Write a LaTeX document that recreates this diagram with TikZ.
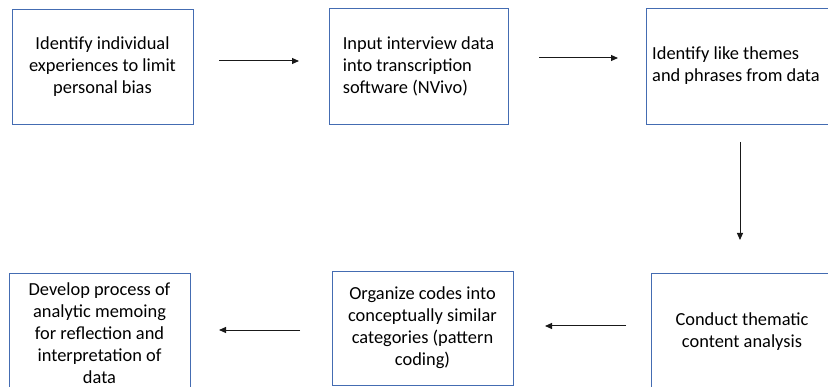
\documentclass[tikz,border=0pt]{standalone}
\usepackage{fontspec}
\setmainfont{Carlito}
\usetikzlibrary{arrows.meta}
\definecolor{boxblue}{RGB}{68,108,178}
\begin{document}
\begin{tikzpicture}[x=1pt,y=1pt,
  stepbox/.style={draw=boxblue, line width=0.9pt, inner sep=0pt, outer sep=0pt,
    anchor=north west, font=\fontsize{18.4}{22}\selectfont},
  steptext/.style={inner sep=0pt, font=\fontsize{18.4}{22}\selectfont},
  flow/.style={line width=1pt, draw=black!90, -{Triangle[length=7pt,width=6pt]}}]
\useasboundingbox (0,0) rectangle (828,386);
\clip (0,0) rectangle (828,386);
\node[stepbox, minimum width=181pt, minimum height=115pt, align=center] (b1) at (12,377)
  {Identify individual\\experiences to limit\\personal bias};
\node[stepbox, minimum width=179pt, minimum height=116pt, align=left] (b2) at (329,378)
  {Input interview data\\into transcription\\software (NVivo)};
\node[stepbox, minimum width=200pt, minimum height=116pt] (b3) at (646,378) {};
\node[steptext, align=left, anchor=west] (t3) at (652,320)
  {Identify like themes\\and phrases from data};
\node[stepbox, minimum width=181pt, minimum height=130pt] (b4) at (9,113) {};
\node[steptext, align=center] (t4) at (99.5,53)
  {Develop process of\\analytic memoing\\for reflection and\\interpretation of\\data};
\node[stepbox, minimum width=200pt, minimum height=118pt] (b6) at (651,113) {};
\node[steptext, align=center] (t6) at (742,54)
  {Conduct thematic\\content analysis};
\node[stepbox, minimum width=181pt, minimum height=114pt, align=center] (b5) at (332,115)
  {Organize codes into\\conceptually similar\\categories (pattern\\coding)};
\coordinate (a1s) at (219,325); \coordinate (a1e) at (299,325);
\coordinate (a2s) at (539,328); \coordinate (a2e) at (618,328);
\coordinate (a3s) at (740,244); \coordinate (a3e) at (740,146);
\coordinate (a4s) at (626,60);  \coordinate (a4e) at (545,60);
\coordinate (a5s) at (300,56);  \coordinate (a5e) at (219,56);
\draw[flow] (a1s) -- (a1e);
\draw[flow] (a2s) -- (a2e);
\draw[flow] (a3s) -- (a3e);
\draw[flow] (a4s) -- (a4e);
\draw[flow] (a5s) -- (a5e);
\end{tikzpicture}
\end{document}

_OBJECTIVE_. Every line above should be repeated exactly; pictures stay out of the copy.

_ANSWER BELOW_.
Write a LaTeX document that recreates this diagram with TikZ.
\documentclass[tikz,border=0pt]{standalone}
\usepackage{fontspec}
\setmainfont{Carlito}
\usetikzlibrary{arrows.meta}
\definecolor{boxblue}{RGB}{68,108,178}
\begin{document}
\begin{tikzpicture}[x=1pt,y=1pt,
  stepbox/.style={draw=boxblue, line width=0.9pt, inner sep=0pt, outer sep=0pt,
    anchor=north west, font=\fontsize{18.4}{22}\selectfont},
  steptext/.style={inner sep=0pt, font=\fontsize{18.4}{22}\selectfont},
  flow/.style={line width=1pt, draw=black!90, -{Triangle[length=7pt,width=6pt]}}]
\useasboundingbox (0,0) rectangle (828,386);
\clip (0,0) rectangle (828,386);
\node[stepbox, minimum width=181pt, minimum height=115pt, align=center] (b1) at (12,377)
  {Identify individual\\experiences to limit\\personal bias};
\node[stepbox, minimum width=179pt, minimum height=116pt, align=left] (b2) at (329,378)
  {Input interview data\\into transcription\\software (NVivo)};
\node[stepbox, minimum width=200pt, minimum height=116pt] (b3) at (646,378) {};
\node[steptext, align=left, anchor=west] (t3) at (652,320)
  {Identify like themes\\and phrases from data};
\node[stepbox, minimum width=181pt, minimum height=130pt] (b4) at (9,113) {};
\node[steptext, align=center] (t4) at (99.5,53)
  {Develop process of\\analytic memoing\\for reflection and\\interpretation of\\data};
\node[stepbox, minimum width=200pt, minimum height=118pt] (b6) at (651,113) {};
\node[steptext, align=center] (t6) at (742,54)
  {Conduct thematic\\content analysis};
\node[stepbox, minimum width=181pt, minimum height=114pt, align=center] (b5) at (332,115)
  {Organize codes into\\conceptually similar\\categories (pattern\\coding)};
\coordinate (a1s) at (219,325); \coordinate (a1e) at (299,325);
\coordinate (a2s) at (539,328); \coordinate (a2e) at (618,328);
\coordinate (a3s) at (740,244); \coordinate (a3e) at (740,146);
\coordinate (a4s) at (626,60);  \coordinate (a4e) at (545,60);
\coordinate (a5s) at (300,56);  \coordinate (a5e) at (219,56);
\draw[flow] (a1s) -- (a1e);
\draw[flow] (a2s) -- (a2e);
\draw[flow] (a3s) -- (a3e);
\draw[flow] (a4s) -- (a4e);
\draw[flow] (a5s) -- (a5e);
\end{tikzpicture}
\end{document}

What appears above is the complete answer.